↓↓↓

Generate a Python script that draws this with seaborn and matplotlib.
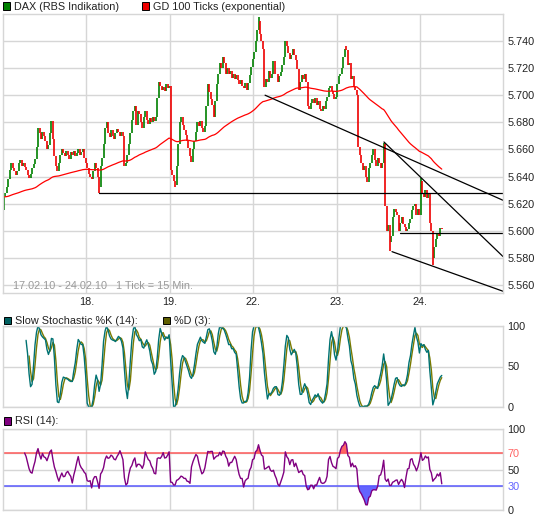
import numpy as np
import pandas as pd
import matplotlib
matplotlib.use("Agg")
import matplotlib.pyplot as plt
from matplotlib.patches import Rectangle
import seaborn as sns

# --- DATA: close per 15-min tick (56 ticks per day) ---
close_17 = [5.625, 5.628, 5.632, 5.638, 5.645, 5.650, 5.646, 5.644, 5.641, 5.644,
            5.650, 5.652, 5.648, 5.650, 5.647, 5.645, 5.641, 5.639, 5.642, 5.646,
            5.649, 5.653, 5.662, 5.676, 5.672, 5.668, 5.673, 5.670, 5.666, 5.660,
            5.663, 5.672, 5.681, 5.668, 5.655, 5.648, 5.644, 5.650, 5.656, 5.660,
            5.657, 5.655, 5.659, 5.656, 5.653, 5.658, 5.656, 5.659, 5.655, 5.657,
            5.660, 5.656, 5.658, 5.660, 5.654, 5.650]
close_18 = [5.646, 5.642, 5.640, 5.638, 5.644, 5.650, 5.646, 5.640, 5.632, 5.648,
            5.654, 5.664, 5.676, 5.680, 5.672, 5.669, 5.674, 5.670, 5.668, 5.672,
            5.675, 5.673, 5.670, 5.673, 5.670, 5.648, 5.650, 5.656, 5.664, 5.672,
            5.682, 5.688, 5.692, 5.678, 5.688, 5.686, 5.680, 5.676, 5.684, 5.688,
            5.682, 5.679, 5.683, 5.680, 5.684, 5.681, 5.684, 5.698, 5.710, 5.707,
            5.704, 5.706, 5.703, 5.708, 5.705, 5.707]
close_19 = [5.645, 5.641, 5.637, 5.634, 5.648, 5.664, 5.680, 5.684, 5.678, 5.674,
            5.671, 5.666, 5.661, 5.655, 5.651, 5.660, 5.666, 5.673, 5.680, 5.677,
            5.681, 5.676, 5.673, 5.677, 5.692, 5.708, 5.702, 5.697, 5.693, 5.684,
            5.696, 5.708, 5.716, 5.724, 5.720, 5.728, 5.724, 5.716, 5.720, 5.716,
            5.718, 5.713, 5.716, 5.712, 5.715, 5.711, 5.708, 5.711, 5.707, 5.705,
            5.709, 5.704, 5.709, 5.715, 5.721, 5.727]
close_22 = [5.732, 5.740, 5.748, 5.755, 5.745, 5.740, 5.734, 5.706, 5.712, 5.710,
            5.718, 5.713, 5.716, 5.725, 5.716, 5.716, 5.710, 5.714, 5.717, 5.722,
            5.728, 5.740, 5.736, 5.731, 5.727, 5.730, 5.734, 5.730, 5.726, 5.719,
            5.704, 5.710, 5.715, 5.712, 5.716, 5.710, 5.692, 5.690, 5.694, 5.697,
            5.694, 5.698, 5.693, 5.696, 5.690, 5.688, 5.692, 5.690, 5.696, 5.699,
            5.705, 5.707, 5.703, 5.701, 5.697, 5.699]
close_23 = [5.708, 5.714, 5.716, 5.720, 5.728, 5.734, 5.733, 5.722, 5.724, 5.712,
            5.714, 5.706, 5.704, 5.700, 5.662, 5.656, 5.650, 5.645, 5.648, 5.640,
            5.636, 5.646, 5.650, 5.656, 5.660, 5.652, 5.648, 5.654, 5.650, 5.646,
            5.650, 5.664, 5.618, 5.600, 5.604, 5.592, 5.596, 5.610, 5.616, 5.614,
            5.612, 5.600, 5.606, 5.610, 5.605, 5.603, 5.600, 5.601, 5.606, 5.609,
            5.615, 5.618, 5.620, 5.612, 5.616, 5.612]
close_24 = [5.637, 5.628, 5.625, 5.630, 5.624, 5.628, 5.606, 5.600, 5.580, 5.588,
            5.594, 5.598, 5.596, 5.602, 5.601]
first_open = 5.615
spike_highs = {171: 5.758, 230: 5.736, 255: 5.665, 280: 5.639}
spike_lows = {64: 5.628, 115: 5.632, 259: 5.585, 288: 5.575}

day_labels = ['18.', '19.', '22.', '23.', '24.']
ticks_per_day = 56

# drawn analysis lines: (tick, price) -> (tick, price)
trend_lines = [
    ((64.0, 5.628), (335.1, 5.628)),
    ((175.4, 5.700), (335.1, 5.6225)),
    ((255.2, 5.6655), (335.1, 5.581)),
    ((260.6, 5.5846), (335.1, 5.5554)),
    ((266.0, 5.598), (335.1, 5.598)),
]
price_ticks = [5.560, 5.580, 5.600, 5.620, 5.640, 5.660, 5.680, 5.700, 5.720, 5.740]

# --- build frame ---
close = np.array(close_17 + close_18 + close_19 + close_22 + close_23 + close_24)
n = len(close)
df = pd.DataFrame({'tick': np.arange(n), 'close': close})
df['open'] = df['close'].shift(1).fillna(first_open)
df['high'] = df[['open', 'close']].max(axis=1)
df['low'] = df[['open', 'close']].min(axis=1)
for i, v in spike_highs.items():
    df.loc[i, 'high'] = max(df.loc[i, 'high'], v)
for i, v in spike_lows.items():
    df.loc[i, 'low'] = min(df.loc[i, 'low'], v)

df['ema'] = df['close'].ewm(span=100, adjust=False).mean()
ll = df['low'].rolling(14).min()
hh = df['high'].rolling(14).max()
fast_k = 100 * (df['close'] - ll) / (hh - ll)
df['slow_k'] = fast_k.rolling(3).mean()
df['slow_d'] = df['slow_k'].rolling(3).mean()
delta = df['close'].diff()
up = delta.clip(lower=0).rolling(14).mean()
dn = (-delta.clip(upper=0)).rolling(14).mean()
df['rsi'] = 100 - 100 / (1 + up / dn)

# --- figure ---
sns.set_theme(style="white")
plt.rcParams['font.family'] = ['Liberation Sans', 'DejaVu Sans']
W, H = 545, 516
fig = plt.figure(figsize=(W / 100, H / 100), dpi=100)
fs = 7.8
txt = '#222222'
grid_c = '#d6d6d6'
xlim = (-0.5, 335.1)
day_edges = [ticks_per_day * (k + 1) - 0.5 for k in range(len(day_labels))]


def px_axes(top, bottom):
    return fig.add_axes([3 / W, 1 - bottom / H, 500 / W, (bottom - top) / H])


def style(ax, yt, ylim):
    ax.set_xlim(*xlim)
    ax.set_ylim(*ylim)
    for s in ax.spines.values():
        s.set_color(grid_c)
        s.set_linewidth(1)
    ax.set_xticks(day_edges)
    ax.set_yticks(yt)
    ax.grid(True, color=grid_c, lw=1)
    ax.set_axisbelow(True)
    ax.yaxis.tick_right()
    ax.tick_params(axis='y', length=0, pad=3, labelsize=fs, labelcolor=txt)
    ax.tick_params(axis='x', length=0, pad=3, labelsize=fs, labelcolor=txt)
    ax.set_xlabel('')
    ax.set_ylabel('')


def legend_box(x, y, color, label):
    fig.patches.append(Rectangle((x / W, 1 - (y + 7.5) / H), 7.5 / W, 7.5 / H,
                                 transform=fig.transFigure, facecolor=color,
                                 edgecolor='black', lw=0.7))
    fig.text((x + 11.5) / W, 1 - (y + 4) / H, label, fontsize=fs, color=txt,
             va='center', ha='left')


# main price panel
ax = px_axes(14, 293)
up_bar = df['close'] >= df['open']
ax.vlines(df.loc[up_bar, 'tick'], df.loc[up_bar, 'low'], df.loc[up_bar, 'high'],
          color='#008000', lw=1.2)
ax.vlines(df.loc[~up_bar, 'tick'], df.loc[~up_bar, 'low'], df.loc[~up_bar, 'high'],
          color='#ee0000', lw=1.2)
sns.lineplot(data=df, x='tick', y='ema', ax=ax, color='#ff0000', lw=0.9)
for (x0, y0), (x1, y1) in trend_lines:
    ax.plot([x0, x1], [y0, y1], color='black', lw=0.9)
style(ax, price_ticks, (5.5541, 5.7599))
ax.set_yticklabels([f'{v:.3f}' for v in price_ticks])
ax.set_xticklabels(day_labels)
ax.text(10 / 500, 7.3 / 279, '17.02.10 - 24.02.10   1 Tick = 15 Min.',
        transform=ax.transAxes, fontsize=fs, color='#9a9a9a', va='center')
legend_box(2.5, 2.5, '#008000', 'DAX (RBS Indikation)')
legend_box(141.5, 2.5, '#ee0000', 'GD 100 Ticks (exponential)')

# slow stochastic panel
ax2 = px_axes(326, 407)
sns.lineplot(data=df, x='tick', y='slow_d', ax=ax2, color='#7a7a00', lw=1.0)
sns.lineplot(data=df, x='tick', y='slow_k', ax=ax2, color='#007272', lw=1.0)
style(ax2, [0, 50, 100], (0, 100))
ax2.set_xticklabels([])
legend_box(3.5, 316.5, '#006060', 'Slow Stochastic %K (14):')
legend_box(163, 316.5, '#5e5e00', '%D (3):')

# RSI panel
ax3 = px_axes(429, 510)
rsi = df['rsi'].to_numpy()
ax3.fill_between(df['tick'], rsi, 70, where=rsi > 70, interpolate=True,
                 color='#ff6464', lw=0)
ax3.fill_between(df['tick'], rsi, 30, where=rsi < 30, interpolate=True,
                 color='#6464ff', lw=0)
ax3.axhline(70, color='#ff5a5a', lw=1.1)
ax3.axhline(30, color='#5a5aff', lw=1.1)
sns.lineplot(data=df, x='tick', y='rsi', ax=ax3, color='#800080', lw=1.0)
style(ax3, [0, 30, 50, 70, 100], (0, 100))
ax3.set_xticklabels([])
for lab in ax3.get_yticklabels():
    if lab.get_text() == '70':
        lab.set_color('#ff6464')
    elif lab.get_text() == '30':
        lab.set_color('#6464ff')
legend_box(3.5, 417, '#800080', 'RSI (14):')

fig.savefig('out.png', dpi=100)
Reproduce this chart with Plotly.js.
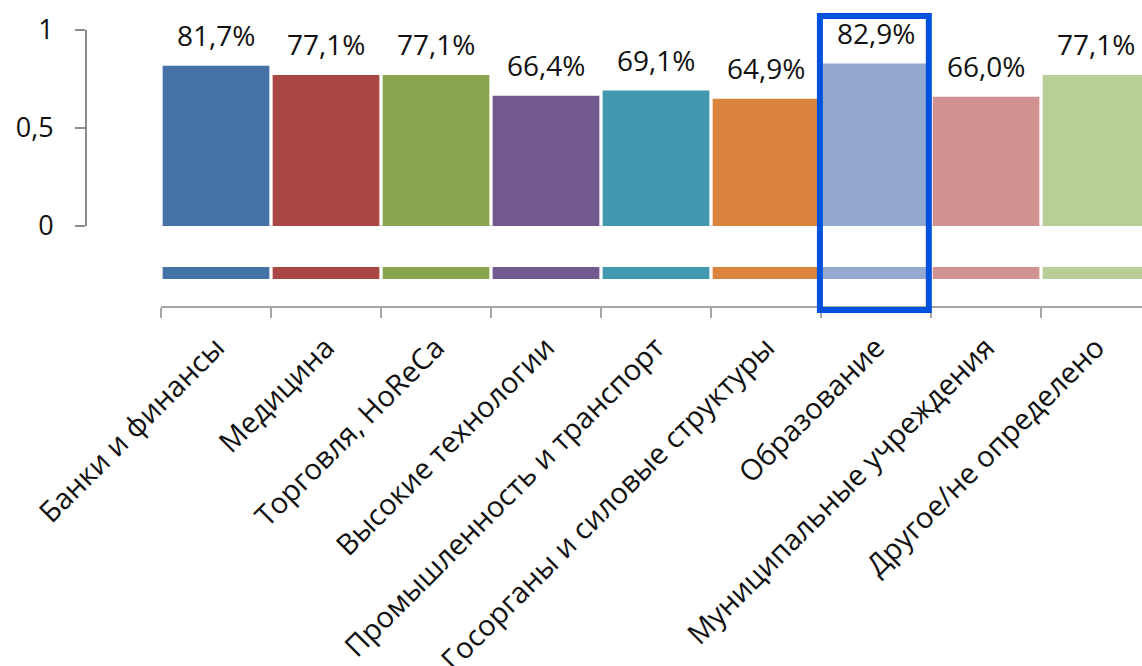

↑↑↑

* BRIEF
Only the lines from the start of the records to the line with "import seaborn as sns" belong in the copy. Print them exactly, minus pictures.

* SOLUTION TO THIS EXERCISE
Generate a Python script that draws this with seaborn and matplotlib.
import numpy as np
import pandas as pd
import matplotlib
matplotlib.use("Agg")
import matplotlib.pyplot as plt
from matplotlib.patches import Rectangle
import seaborn as sns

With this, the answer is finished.